Short problem:
Repeat exactly the lines running from the first line of the data to the line containing "const shares = [73.0, 6.6, 0.05, 0.05, 1.0, 2.0, 16.95, 0.35];", both ends included, and nothing else; drop the pictures.

Material provided:

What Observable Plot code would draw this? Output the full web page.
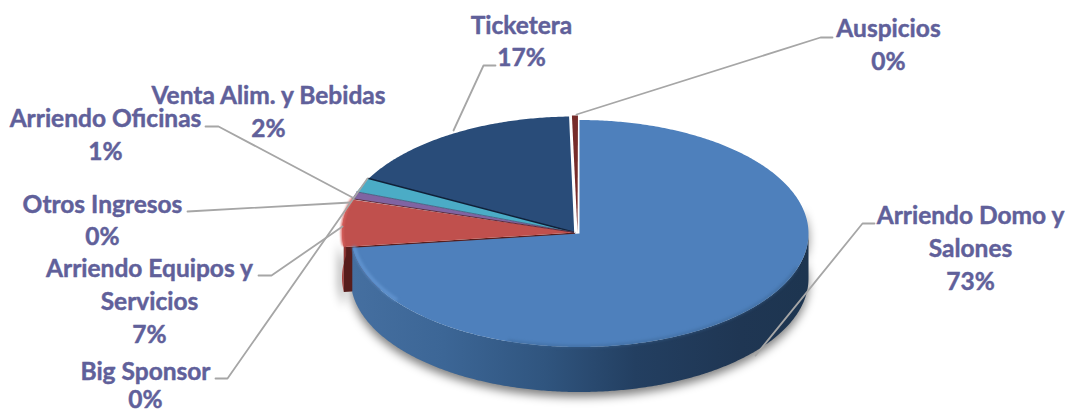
<!DOCTYPE html>
<html><head><meta charset="utf-8">
<style>html,body{margin:0;padding:0;background:#fff}svg{display:block}</style>
<script src="https://cdn.jsdelivr.net/npm/d3@7"></script>
<script src="https://cdn.jsdelivr.net/npm/@observablehq/plot@0.6"></script>
</head><body><div id="chart"></div>
<script>
// Data, clockwise from 12 o'clock
const categories = ["Arriendo Domo y\nSalones","Arriendo Equipos y\nServicios","Big Sponsor","Otros Ingresos","Arriendo Oficinas","Venta Alim. y Bebidas","Ticketera","Auspicios"];
const shares = [73.0, 6.6, 0.05, 0.05, 1.0, 2.0, 16.95, 0.35];

// Layout of the drawing
const sliceColors = ["#4f81bd","#c0504d","#9bbb59","#8064a2","#8064a2","#4bacc6","#294c79","#772c2a"];
const W = 1068, H = 411;
const main = {cx:579, cy:233, rx:229, ry:113.5};
const rest = {cx:574.5, cy:232, rx:233, ry:116};
const aus  = {cx:577, cy:232, rx:233, ry:117};
const depth = 45;
const labelPos = [[970,246],[149,299],[145,384.2],[102,218],[105,132.5],[268,109.5],[521,39],[888,42.5]];
const leaders = [
  [[874,223],[862,223],[755,355]],
  [[258,275],[271,275],[342,226]],
  [[215,378],[227,378],[367,178]],
  [[187,211],[350,202]],
  [[205,126],[218,126],[352,197]],
  [[495,65],[483,65],[453,130]],
  [[832,37],[820,37],[576,114]]
];

const total = d3.sum(shares);
let acc = 0;
const slices = shares.map((v,i)=>{const a0=acc/total*2*Math.PI; acc+=v; return {i,a0,a1:acc/total*2*Math.PI};});
const pt=(g,a,dy=0)=>({x:g.cx+g.rx*Math.sin(a),y:g.cy-g.ry*Math.cos(a)+dy});
function arc(g,a0,a1,dy=0){const n=Math.max(2,Math.ceil(Math.abs(a1-a0)/0.01));return d3.range(n+1).map(k=>pt(g,a0+(a1-a0)*k/n,dy));}
const sector=(g,a0,a1)=>[{x:g.cx,y:g.cy},...arc(g,a0,a1)];
const band=(g,a0,a1)=>[...arc(g,a0,a1),...arc(g,a1,a0,depth)];
const poly=(pts,opts)=>Plot.line(pts,{x:"x",y:"y",stroke:"none",...opts});

const sb=slices[0], sr=slices[1];
const defs=()=>{const d=d3.create("svg:defs");d.html(`
<linearGradient id="sideBlue" gradientUnits="userSpaceOnUse" x1="352" y1="0" x2="808" y2="0">
 <stop offset="0" stop-color="#456fa0"/><stop offset=".2" stop-color="#3c6696"/><stop offset=".42" stop-color="#30557f"/>
 <stop offset=".62" stop-color="#233f61"/><stop offset=".85" stop-color="#1f3653"/><stop offset="1" stop-color="#1d3550"/></linearGradient>
<linearGradient id="sideRed" gradientUnits="userSpaceOnUse" x1="341" y1="0" x2="353" y2="0">
 <stop offset="0" stop-color="#b04744"/><stop offset=".4" stop-color="#7e2f2d"/><stop offset="1" stop-color="#4f1b1a"/></linearGradient>`);return d.node();};

const marks=[defs];
// soft shadows
marks.push(poly(band({...main,cy:main.cy+5},Math.PI*0.42,sb.a1+0.03),{fill:"#000",fillOpacity:.5,imageFilter:"blur(5px)"}));
marks.push(poly(band({...rest,cx:rest.cx-4,cy:rest.cy+3},sb.a1-0.1,sr.a1-0.25),{fill:"#000",fillOpacity:.35,imageFilter:"blur(4px)"}));
// red cut face and outer wall
marks.push(poly([{x:rest.cx,y:rest.cy},pt(rest,sb.a1),pt(rest,sb.a1,depth),{x:rest.cx,y:rest.cy+depth}],{fill:"#571d1c"}));
marks.push(poly(band(rest,sb.a1,sr.a1-0.1),{fill:"url(#sideRed)"}));
// back slices
[6,5,4,1].forEach(i=>{const s=slices[i];
  marks.push(poly(sector(rest,s.a0,s.a1),{fill:sliceColors[i]}));});
// Auspicios sliver
marks.push(poly(sector(aus,slices[7].a0-0.002,slices[7].a1+0.002),{fill:sliceColors[7]}));
// seams
marks.push(poly([{x:rest.cx,y:rest.cy},pt(rest,slices[6].a0)],{stroke:"#0f2038",strokeWidth:1.4}));
marks.push(poly([{x:rest.cx,y:rest.cy},pt(rest,slices[5].a0)],{stroke:"#3b5a7a",strokeWidth:.8}));
marks.push(poly([{x:rest.cx,y:rest.cy},pt(rest,slices[4].a0)],{stroke:"#5e2a3a",strokeWidth:1}));
marks.push(poly(arc(rest,sr.a0+0.02,sr.a1),{stroke:"#d9625e",strokeWidth:2.5,imageFilter:"blur(1px)"}));
// white gaps around the sliver
marks.push(poly([{x:rest.cx,y:rest.cy},pt(rest,slices[6].a1)],{stroke:"#fff",strokeWidth:1.6}));
// main slice: wall then top face
marks.push(poly(band(main,Math.PI/2,sb.a1),{fill:"url(#sideBlue)"}));
marks.push(poly(sector(main,0,sb.a1),{fill:"#4e80bc",imageFilter:"blur(.7px)"}));
marks.push(poly(arc({...main,rx:main.rx-2,ry:main.ry-1.5},Math.PI*1.3,sb.a1),{stroke:"#6496d2",strokeWidth:3,imageFilter:"blur(1.5px)"}));
marks.push(poly(arc({...main,rx:main.rx-1,ry:main.ry-.5},Math.PI*0.6,Math.PI*1.1),{stroke:"#3a6493",strokeWidth:2.5,strokeOpacity:.6,imageFilter:"blur(1.5px)"}));
// leaders
leaders.forEach(l=>marks.push(Plot.line(l,{x:d=>d[0],y:d=>d[1],stroke:"#a6a6a6",strokeWidth:1.8,curve:"linear"})));
// labels
const fmt=d3.format(".0%");
const labels=categories.map((c,i)=>({text:c+"\n"+fmt(shares[i]/total),x:labelPos[i][0],y:labelPos[i][1],i}));
const textStyle={x:"x",y:"y",text:"text",fill:"#60609a",stroke:"#60609a",strokeWidth:.45,fontFamily:"Lato, Carlito, sans-serif",fontWeight:700,fontSize:24.5,textAnchor:"middle"};
marks.push(Plot.text(labels.filter(d=>d.i!==2),{...textStyle,lineHeight:1.335}));
marks.push(Plot.text(labels.filter(d=>d.i===2),{...textStyle,lineHeight:1.14}));

document.getElementById("chart").append(Plot.plot({
  width:W,height:H,margin:0,
  x:{domain:[0,W],range:[0,W],axis:null},
  y:{domain:[0,H],range:[0,H],axis:null},
  style:{background:"#fff"},
  marks
}));
</script></body></html>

Answer to the problem:
What Observable Plot code would draw this? Output the full web page.
<!DOCTYPE html>
<html><head><meta charset="utf-8">
<style>html,body{margin:0;padding:0;background:#fff}svg{display:block}</style>
<script src="https://cdn.jsdelivr.net/npm/d3@7"></script>
<script src="https://cdn.jsdelivr.net/npm/@observablehq/plot@0.6"></script>
</head><body><div id="chart"></div>
<script>
// Data, clockwise from 12 o'clock
const categories = ["Arriendo Domo y\nSalones","Arriendo Equipos y\nServicios","Big Sponsor","Otros Ingresos","Arriendo Oficinas","Venta Alim. y Bebidas","Ticketera","Auspicios"];
const shares = [73.0, 6.6, 0.05, 0.05, 1.0, 2.0, 16.95, 0.35];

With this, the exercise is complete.